The model after adding components from the Autodesk Gallery.

Fourth modeling cycle: animation

To proceed to creating an animation, I selected all the bodies in Fusion and selected ‘Create components from bodies’. Components are then generated accordingly. I then changed my workbench to ‘Render’ and changed the material for the case to white ABS. I rendered it, and exported as the figure below. It looks a bit funky in my opinion, but I am unsure what to adjust.

The model rendered in white ABS.

I see now that my rendering isn’t necessary for animation, or that I don’t understand how to use the render. I guess I don’t really understand the benefit of creating a render of just looking at the model in Fusion. Anyway, afterwards, I created a very boring animation that shows the components flying into the case. Now I need to use ffmpeg to compress the video file.

I messed around with ffmpeg and tried to convert the AVI output file. After a while I found the following command on this Stackoverflow page:

ffmpeg -i fusion_animation.avi
  -c:v libx264 -preset slow
  -crf 19 -c:a libvo_aacenc
  -b:a 128k fusion_animation.mp4

The filesize is ~1.3 MB, which should be within the limit.

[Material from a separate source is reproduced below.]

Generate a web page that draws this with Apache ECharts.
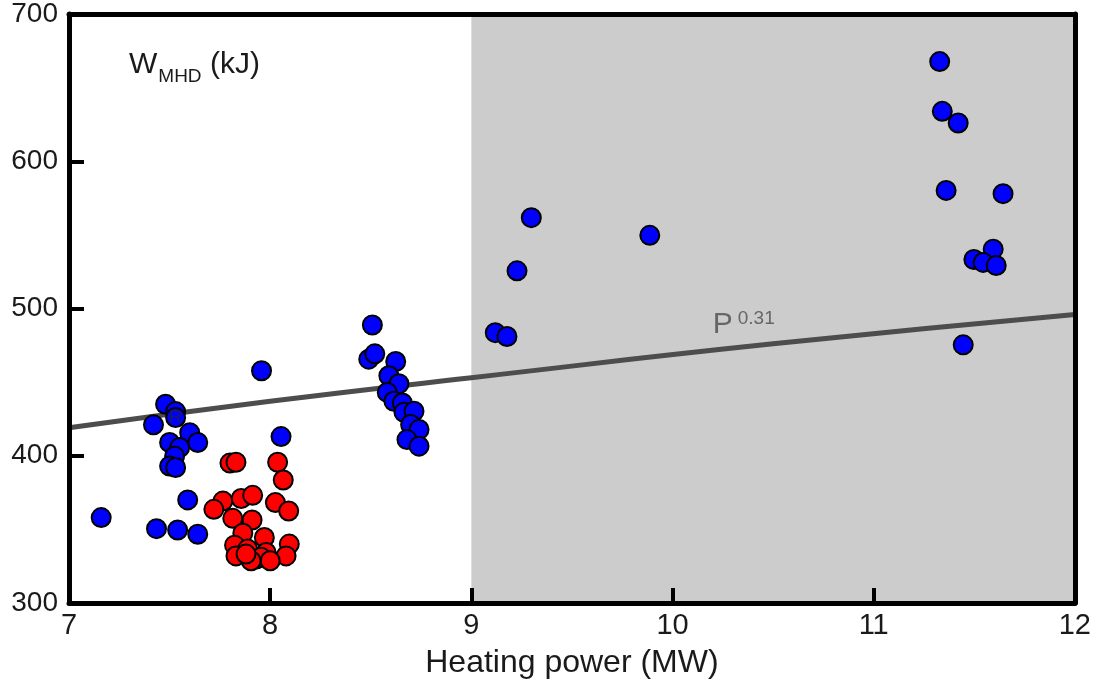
<!DOCTYPE html>
<html><head><meta charset="utf-8">
<script src="https://cdn.jsdelivr.net/npm/echarts@6/dist/echarts.min.js"></script>
<style>html,body{margin:0;padding:0;background:#fff}#c{width:1094px;height:684px}</style>
</head><body><div id="c"></div>
<script>
// Data
const xTicks = [7, 8, 9, 10, 11, 12];
const yTicks = [300, 400, 500, 600, 700];
const blueGroup = [
  [7.16,358],[7.435,350.5],[7.54,349.6],[7.64,346.7],[7.59,370],
  [7.42,421],[7.48,435],[7.60,415.7],[7.64,409],[7.50,409],[7.55,405.6],
  [7.525,399.7],[7.50,393],[7.53,392],[7.53,430],
  [7.957,457.7],[8.054,413],
  [8.508,488.8],[8.49,465.6],[8.52,469.2],[8.624,464],[8.59,454.3],[8.64,448.9],
  [8.582,443],[8.615,437],[8.657,435.8],[8.665,429.5],[8.715,430.2],[8.698,421.2],
  [8.74,417.8],[8.68,411],[8.74,406.5],
  [9.298,561.7],[9.227,525.6],[9.119,483.6],[9.177,481],[9.887,549.7],
  [11.328,667.7],[11.341,633.9],[11.42,626],[11.36,580.2],[11.643,578],
  [11.594,540.3],[11.498,533.3],[11.544,531.3],[11.609,529.2],[11.445,475.3]
];
const bluePointR = [[7.53,426]];
const redGroup = [
  [7.80,395],[7.83,395.6],[8.037,395.6],[8.065,383.5],
  [7.765,369.2],[7.72,363.6],[7.856,371],[7.913,373.1],[8.026,368.2],[8.092,362.5],
  [7.814,357.5],[7.91,356.4],[7.864,347.4],[7.971,344.5],[7.823,339.3],[7.888,336.6],
  [8.095,340],[8.079,332],[7.83,332],[7.93,329.8],[7.98,334.3],[7.955,331],
  [8.0,328.7],[7.905,328.7],[7.88,333.2]
];
const fitLine = [[7,419],[8,437],[9,453],[10.5,476],[12,496]];
const shadedRange = [9, 12];

const chart = echarts.init(document.getElementById('c'));
const font = 'Arial, "Liberation Sans", sans-serif';
const dot = (color) => ({
  type: 'scatter', symbol: 'circle', symbolSize: 19, z: 4,
  itemStyle: { color: color, borderColor: '#000', borderWidth: 2, opacity: 1 }
});
chart.setOption({
  animation: false,
  backgroundColor: '#fff',
  grid: { left: 69, right: 16, top: 13, bottom: 79, show: false },
  xAxis: [{
    type: 'value', min: 7, max: 12, interval: 1, z: 10,
    name: 'Heating power (MW)', nameLocation: 'middle', nameGap: 44,
    nameTextStyle: { fontFamily: font, fontSize: 32, color: '#1a1a1a' },
    axisLine: { show: true, onZero: false, lineStyle: { color: '#000', width: 5 } },
    axisTick: { show: true, inside: true, length: 15, lineStyle: { color: '#000', width: 4 } },
    axisLabel: { fontFamily: font, fontSize: 29, color: '#1a1a1a', margin: 8 },
    splitLine: { show: false }
  }, {
    type: 'value', min: 7, max: 12, position: 'top', z: 10,
    axisLine: { show: true, onZero: false, lineStyle: { color: '#000', width: 5 } },
    axisTick: { show: false }, axisLabel: { show: false }, splitLine: { show: false }
  }],
  yAxis: [{
    type: 'value', min: 300, max: 700, interval: 100, z: 10,
    axisLine: { show: true, onZero: false, lineStyle: { color: '#000', width: 5 } },
    axisTick: { show: true, inside: true, length: 15, lineStyle: { color: '#000', width: 4 } },
    axisLabel: { fontFamily: font, fontSize: 28, color: '#1a1a1a', margin: 11, padding: [6, 0, 0, 0] },
    splitLine: { show: false }
  }, {
    type: 'value', min: 300, max: 700, position: 'right', z: 10,
    axisLine: { show: true, onZero: false, lineStyle: { color: '#000', width: 5 } },
    axisTick: { show: false }, axisLabel: { show: false }, splitLine: { show: false }
  }],
  series: [
    {
      type: 'line', data: fitLine, symbol: 'none', z: 3, smooth: true,
      lineStyle: { color: '#4d4d4d', width: 5 },
      markArea: {
        silent: true,
        itemStyle: { color: '#cccccc' },
        data: [[{ xAxis: shadedRange[0] }, { xAxis: shadedRange[1] }]]
      }
    },
    Object.assign(dot('#0000ff'), { data: blueGroup }),
    Object.assign(dot('#ff0000'), { data: redGroup }),
    Object.assign(dot('#0000ff'), {
      data: bluePointR, z: 5,
      label: { show: true, position: 'inside', formatter: 'R', fontFamily: font, fontSize: 19, color: '#1a1a60' }
    })
  ]
});

const pP = chart.convertToPixel({ xAxisIndex: 0, yAxisIndex: 0 }, [10.2, 489]);
chart.setOption({
  graphic: [
    {
      type: 'text', left: 129, top: 50, z: 20,
      style: {
        text: '{w|W}{s|MHD}{w| (kJ)}',
        rich: {
          w: { fontFamily: font, fontSize: 30, fill: '#1a1a1a', verticalAlign: 'bottom' },
          s: { fontFamily: font, fontSize: 19, fill: '#1a1a1a', padding: [0, 0, -6, 1], verticalAlign: 'bottom' }
        }
      }
    },
    {
      type: 'text', x: pP[0], y: pP[1], z: 20,
      style: {
        text: '{p|P}{e|0.31}',
        verticalAlign: 'middle',
        rich: {
          p: { fontFamily: font, fontSize: 30, fill: '#666', verticalAlign: 'top' },
          e: { fontFamily: font, fontSize: 19, fill: '#666', padding: [0, 0, 11, 5], verticalAlign: 'top' }
        }
      }
    }
  ]
});
</script></body></html>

The f3d model file can be found here.

Lessons

  • I’m not sure what the point of rendering, or animation is.
  • I don’t know very much about designing cases.
  • When working in Fusion, I really should have started by defining parameters. I knew this beforehand, but I thought I could later create the parameters out of the sketches in Fusion. I need to find out how to create a vertex at a certain percentage. Like in the case of a trapezoidal prism where you want the first vertex to be at 1/3 of the total width.